そのため、いわゆる「右派」「保守派」の人たちだけではなく、「非右派」「非保守派」の人たちの中にも、中国及び中国政府に対して、批判的な言説を唱える人たちが出てくるようになりました。
それもやむをえないことでしょう……というか、当然のことでしょう。
この私……昔は「親中派」「中国マンセー」な時期もあったこの私でさえも、特にここ最近の中国・中国政府のあまりに自己チューかつ覇権主義的なやり方に対しては、疑問や懸念を抱かざるをえません。

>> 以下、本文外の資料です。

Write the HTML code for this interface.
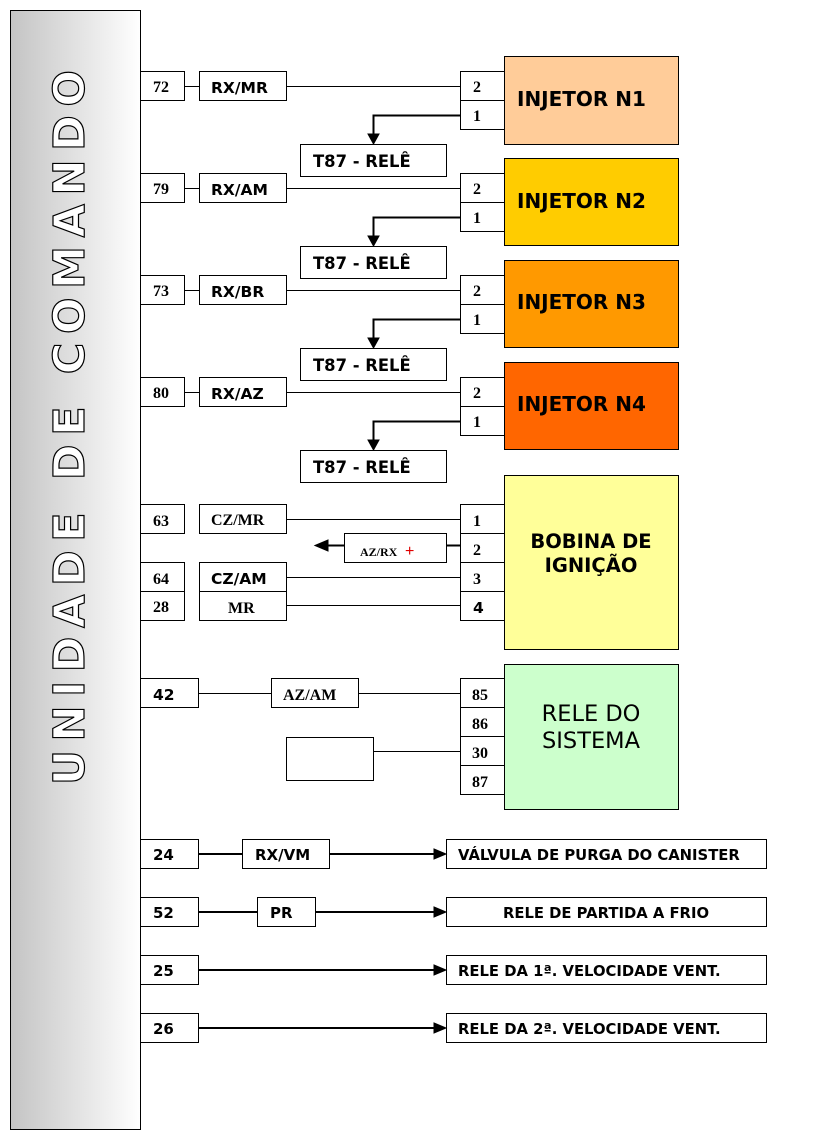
<!DOCTYPE html>
<html><head><meta charset="utf-8"><style>
html,body{margin:0;padding:0;background:#fff;}
svg{display:block;}
.s{font-family:"DejaVu Sans","Liberation Sans",sans-serif;font-weight:bold;}
.t{font-family:"Liberation Serif",serif;font-weight:bold;}
</style></head><body>
<svg width="820" height="1145" viewBox="0 0 820 1145" xmlns="http://www.w3.org/2000/svg">
<defs>
<linearGradient id="g" x1="0" x2="1" y1="0" y2="0">
<stop offset="0" stop-color="#c4c4c4"/><stop offset="1" stop-color="#ffffff"/>
</linearGradient>
</defs>
<rect x="10.5" y="10.5" width="130" height="1119" fill="url(#g)" stroke="#000"/>
<text class="s" transform="translate(84,785) rotate(-90)" font-size="43" fill="#fff" stroke="#000" stroke-width="1.2" textLength="715" lengthAdjust="spacing">UNIDADE DE COMANDO</text>
<g stroke="#000" stroke-width="1">
<rect x="504.5" y="56.5" width="174" height="88" fill="#ffcc99"/>
<rect x="504.5" y="158.5" width="174" height="87" fill="#ffcc00"/>
<rect x="504.5" y="260.5" width="174" height="87" fill="#ff9900"/>
<rect x="504.5" y="362.5" width="174" height="87" fill="#ff6600"/>
</g>
<g class="s" font-size="20">
<text x="517" y="106">INJETOR N1</text>
<text x="517" y="208">INJETOR N2</text>
<text x="517" y="309">INJETOR N3</text>
<text x="517" y="411">INJETOR N4</text>
</g>
<g stroke="#000" fill="#fff" stroke-width="1">
<g>
<rect x="140.5" y="71.5" width="44" height="29"/><rect x="199.5" y="71.5" width="87" height="29"/>
<rect x="460.5" y="71.5" width="44" height="29"/><rect x="460.5" y="100.5" width="44" height="29"/>
<rect x="300.5" y="144.5" width="146" height="32"/>
<line x1="184" y1="86.5" x2="199" y2="86.5"/><line x1="286" y1="86.5" x2="460" y2="86.5"/>
<polyline points="460,115.5 373.5,115.5 373.5,136" fill="none" stroke-width="2"/>
<path d="M368,134 L379,134 L373.5,144 z" fill="#000"/>
</g>
<g transform="translate(0,102)">
<rect x="140.5" y="71.5" width="44" height="29"/><rect x="199.5" y="71.5" width="87" height="29"/>
<rect x="460.5" y="71.5" width="44" height="29"/><rect x="460.5" y="100.5" width="44" height="29"/>
<rect x="300.5" y="144.5" width="146" height="32"/>
<line x1="184" y1="86.5" x2="199" y2="86.5"/><line x1="286" y1="86.5" x2="460" y2="86.5"/>
<polyline points="460,115.5 373.5,115.5 373.5,136" fill="none" stroke-width="2"/>
<path d="M368,134 L379,134 L373.5,144 z" fill="#000"/>
</g>
<g transform="translate(0,204)">
<rect x="140.5" y="71.5" width="44" height="29"/><rect x="199.5" y="71.5" width="87" height="29"/>
<rect x="460.5" y="71.5" width="44" height="29"/><rect x="460.5" y="100.5" width="44" height="29"/>
<rect x="300.5" y="144.5" width="146" height="32"/>
<line x1="184" y1="86.5" x2="199" y2="86.5"/><line x1="286" y1="86.5" x2="460" y2="86.5"/>
<polyline points="460,115.5 373.5,115.5 373.5,136" fill="none" stroke-width="2"/>
<path d="M368,134 L379,134 L373.5,144 z" fill="#000"/>
</g>
<g transform="translate(0,306)">
<rect x="140.5" y="71.5" width="44" height="29"/><rect x="199.5" y="71.5" width="87" height="29"/>
<rect x="460.5" y="71.5" width="44" height="29"/><rect x="460.5" y="100.5" width="44" height="29"/>
<rect x="300.5" y="144.5" width="146" height="32"/>
<line x1="184" y1="86.5" x2="199" y2="86.5"/><line x1="286" y1="86.5" x2="460" y2="86.5"/>
<polyline points="460,115.5 373.5,115.5 373.5,136" fill="none" stroke-width="2"/>
<path d="M368,134 L379,134 L373.5,144 z" fill="#000"/>
</g>
</g>
<g class="t" font-size="16">
<text x="153" y="92">72</text><text x="153" y="194">79</text><text x="153" y="296">73</text><text x="153" y="398">80</text>
<text x="473" y="92">2</text><text x="473" y="121">1</text>
<text x="473" y="194">2</text><text x="473" y="223">1</text>
<text x="473" y="296">2</text><text x="473" y="325">1</text>
<text x="473" y="398">2</text><text x="473" y="427">1</text>
</g>
<g class="s" font-size="15.5">
<text x="211" y="93">RX/MR</text><text x="211" y="195">RX/AM</text><text x="211" y="297">RX/BR</text><text x="211" y="399">RX/AZ</text>
</g>
<g class="s" font-size="16.4">
<text x="313" y="167">T87 - RELÊ</text><text x="313" y="269">T87 - RELÊ</text><text x="313" y="371">T87 - RELÊ</text><text x="313" y="473">T87 - RELÊ</text>
</g>
<g stroke="#000" stroke-width="1" fill="#fff">
<rect x="504.5" y="475.5" width="174" height="174" fill="#ffff99"/>
<rect x="460.5" y="504.5" width="44" height="29"/><rect x="460.5" y="533.5" width="44" height="29"/>
<rect x="460.5" y="562.5" width="44" height="29"/><rect x="460.5" y="591.5" width="44" height="29"/>
<rect x="140.5" y="504.5" width="44" height="29"/><rect x="199.5" y="504.5" width="87" height="29"/>
<rect x="140.5" y="562.5" width="44" height="29"/><rect x="199.5" y="562.5" width="87" height="29"/>
<rect x="140.5" y="591.5" width="44" height="29"/><rect x="199.5" y="591.5" width="87" height="29"/>
<rect x="344.5" y="533.5" width="102" height="29"/>
<line x1="286" y1="519.5" x2="460" y2="519.5"/>
<line x1="286" y1="577.5" x2="460" y2="577.5"/>
<line x1="286" y1="605.5" x2="460" y2="605.5"/>
<line x1="446" y1="545.5" x2="460" y2="545.5" stroke-width="2"/>
<line x1="326" y1="545.5" x2="344" y2="545.5" stroke-width="2"/>
<path d="M315,545.5 L328,540 L328,551 z" fill="#000"/>
</g>
<g class="t" font-size="16">
<text x="153" y="526">63</text><text x="153" y="584">64</text><text x="153" y="612">28</text>
<text x="211" y="525">CZ/MR</text><text x="228" y="613">MR</text>
<text x="473" y="526">1</text><text x="473" y="555">2</text><text x="473" y="584">3</text>
<text x="360" y="556" font-size="12">AZ/RX</text>
</g>
<text x="405" y="556" fill="#e00000" font-family="Liberation Sans,sans-serif" font-size="16">+</text>
<g class="s" font-size="15.5">
<text x="211" y="584">CZ/AM</text><text x="473" y="613">4</text>
</g>
<text class="s" font-size="19.5" x="591" y="548" text-anchor="middle">BOBINA DE</text>
<text class="s" font-size="19.5" x="591" y="572" text-anchor="middle">IGNIÇÃO</text>
<g stroke="#000" stroke-width="1" fill="#fff">
<rect x="504.5" y="664.5" width="174" height="145" fill="#ccffcc"/>
<rect x="460.5" y="678.5" width="44" height="29"/><rect x="460.5" y="707.5" width="44" height="29"/>
<rect x="460.5" y="736.5" width="44" height="29"/><rect x="460.5" y="765.5" width="44" height="29"/>
<rect x="140.5" y="678.5" width="58" height="29"/><rect x="271.5" y="678.5" width="87" height="29"/>
<rect x="286.5" y="737.5" width="87" height="43"/>
<line x1="198" y1="693.5" x2="271" y2="693.5"/><line x1="358" y1="693.5" x2="460" y2="693.5"/>
<line x1="373" y1="751.5" x2="460" y2="751.5"/>
</g>
<g class="t" font-size="16">
<text x="472" y="700">85</text><text x="472" y="729">86</text><text x="472" y="758">30</text><text x="472" y="787">87</text>
<text x="283" y="700">AZ/AM</text>
</g>
<text class="s" font-size="15.5" x="153" y="700">42</text>
<text x="591" y="721" text-anchor="middle" font-family="DejaVu Sans,sans-serif" font-size="22.5">RELE DO</text>
<text x="591" y="748" text-anchor="middle" font-family="DejaVu Sans,sans-serif" font-size="22.5">SISTEMA</text>
<g stroke="#000" stroke-width="1" fill="#fff">
<rect x="140.5" y="839.5" width="58" height="29"/><rect x="242.5" y="839.5" width="87" height="29"/><rect x="446.5" y="839.5" width="320" height="29"/>
<line x1="198" y1="854" x2="242" y2="854" stroke-width="2"/><line x1="329" y1="854" x2="436" y2="854" stroke-width="2"/>
<path d="M434,849 L446,854 L434,859 z" fill="#000"/>
<rect x="140.5" y="897.5" width="58" height="29"/><rect x="257.5" y="897.5" width="58" height="29"/><rect x="446.5" y="897.5" width="320" height="29"/>
<line x1="198" y1="912" x2="257" y2="912" stroke-width="2"/><line x1="315" y1="912" x2="436" y2="912" stroke-width="2"/>
<path d="M434,907 L446,912 L434,917 z" fill="#000"/>
<rect x="140.5" y="955.5" width="58" height="29"/><rect x="446.5" y="955.5" width="320" height="29"/>
<line x1="198" y1="970" x2="436" y2="970" stroke-width="2"/>
<path d="M434,965 L446,970 L434,975 z" fill="#000"/>
<rect x="140.5" y="1013.5" width="58" height="29"/><rect x="446.5" y="1013.5" width="320" height="29"/>
<line x1="198" y1="1028" x2="436" y2="1028" stroke-width="2"/>
<path d="M434,1023 L446,1028 L434,1033 z" fill="#000"/>
</g>
<g class="s" font-size="15">
<text x="153" y="860">24</text><text x="153" y="918">52</text><text x="153" y="976">25</text><text x="153" y="1034">26</text>
<text x="255" y="860">RX/VM</text><text x="270" y="918">PR</text>
</g>
<g class="s" font-size="14.8">
<text x="458" y="860">VÁLVULA DE PURGA DO CANISTER</text>
<text x="606" y="918" text-anchor="middle">RELE DE PARTIDA A FRIO</text>
<text x="458" y="976">RELE DA 1ª. VELOCIDADE VENT.</text>
<text x="458" y="1034">RELE DA 2ª. VELOCIDADE VENT.</text>
</g>
</svg>
</body></html>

中国・中国に対しては、あまりに強烈な排外主義までは主張する気にはなれません。
しかし、無批判に迎合したり、あちらの要求や言い分を100%そのまま受け入れるのは、いろいろな意味で危険である。少なくとも、今よりはもっと距離をとった方がいいのではないか。そのように考えるに至りました。
ですから、今行われている中国批判のほとんどは、当然のこと、あるいはやむをえないことではないか、と考えています。あまりに極端な反中、排外主義の立場をとるつもりもないのですが。
しかしながら……。
これら一連の中国批判を見ていると、時々ふと、一種のむなさしさにとらわれてしまうことがあるのです。
特に「右派」「保守派」と見られた人たちの中国叩きを見ていると、一抹の虚しさというか、無力感・脱力感を、私は禁じえないのです。